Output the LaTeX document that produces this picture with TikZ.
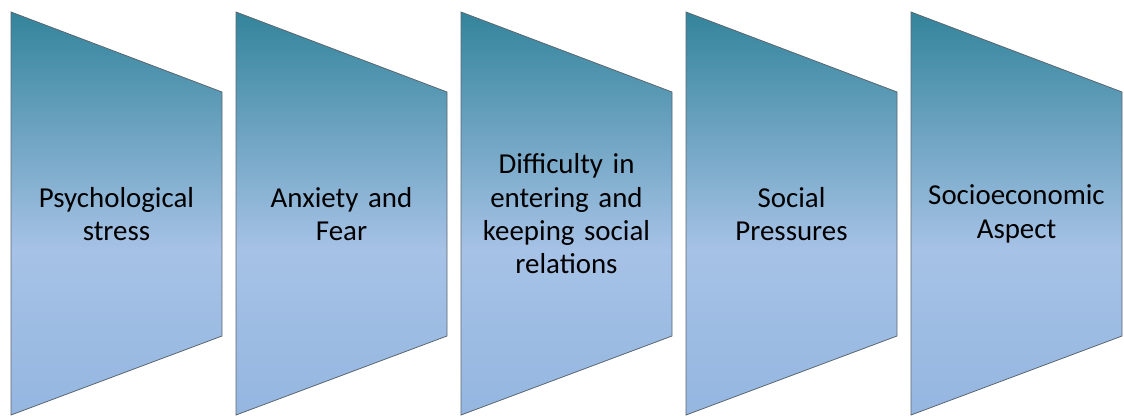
\documentclass[tikz,border=0pt]{standalone}
\usepackage{fontspec}
\setmainfont{Carlito}
\definecolor{topc}{HTML}{33849B}
\definecolor{midc}{HTML}{A6C2E6}
\definecolor{botc}{HTML}{94B6E0}
\definecolor{edgec}{HTML}{5A6670}
\pgfdeclareverticalshading{trapshade}{100bp}{color(0bp)=(botc); color(25bp)=(botc); color(45.5bp)=(midc); color(75bp)=(topc); color(100bp)=(topc)}
\tikzset{
  trapbox/.style={shading=trapshade, draw=edgec, line width=0.8bp},
  trapl/.style={font=\fontsize{29}{33.5}\selectfont, text=black, align=center, text width=200bp, inner sep=0pt}
}
\begin{document}
\begin{tikzpicture}[x=1bp,y=-1bp]
\useasboundingbox (0,0) rectangle (1124,416);
\foreach \i/\txt in {0/{Psychological\\stress},1/{Anxiety and\\Fear},2/{Difficulty in\\entering and\\keeping social\\relations},3/{Social\\Pressures},4/{Socioeconomic\\Aspect}}{
  \pgfmathsetmacro{\xl}{11+225*\i}
  \pgfmathsetmacro{\xr}{\xl+211}
  \path[trapbox] (\xl,12) -- (\xr,92) -- (\xr,336) -- (\xl,415) -- cycle;
  \node[trapl] (t\i) at (\xl+105.5,214) {\txt};
}
\end{tikzpicture}
\end{document}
• • •
_Aim_.
Extract every line of the data exactly; pictures stay out.

_Completed exercise_.
Output the LaTeX document that produces this picture with TikZ.
\documentclass[tikz,border=0pt]{standalone}
\usepackage{fontspec}
\setmainfont{Carlito}
\definecolor{topc}{HTML}{33849B}
\definecolor{midc}{HTML}{A6C2E6}
\definecolor{botc}{HTML}{94B6E0}
\definecolor{edgec}{HTML}{5A6670}
\pgfdeclareverticalshading{trapshade}{100bp}{color(0bp)=(botc); color(25bp)=(botc); color(45.5bp)=(midc); color(75bp)=(topc); color(100bp)=(topc)}
\tikzset{
  trapbox/.style={shading=trapshade, draw=edgec, line width=0.8bp},
  trapl/.style={font=\fontsize{29}{33.5}\selectfont, text=black, align=center, text width=200bp, inner sep=0pt}
}
\begin{document}
\begin{tikzpicture}[x=1bp,y=-1bp]
\useasboundingbox (0,0) rectangle (1124,416);
\foreach \i/\txt in {0/{Psychological\\stress},1/{Anxiety and\\Fear},2/{Difficulty in\\entering and\\keeping social\\relations},3/{Social\\Pressures},4/{Socioeconomic\\Aspect}}{
  \pgfmathsetmacro{\xl}{11+225*\i}
  \pgfmathsetmacro{\xr}{\xl+211}
  \path[trapbox] (\xl,12) -- (\xr,92) -- (\xr,336) -- (\xl,415) -- cycle;
  \node[trapl] (t\i) at (\xl+105.5,214) {\txt};
}
\end{tikzpicture}
\end{document}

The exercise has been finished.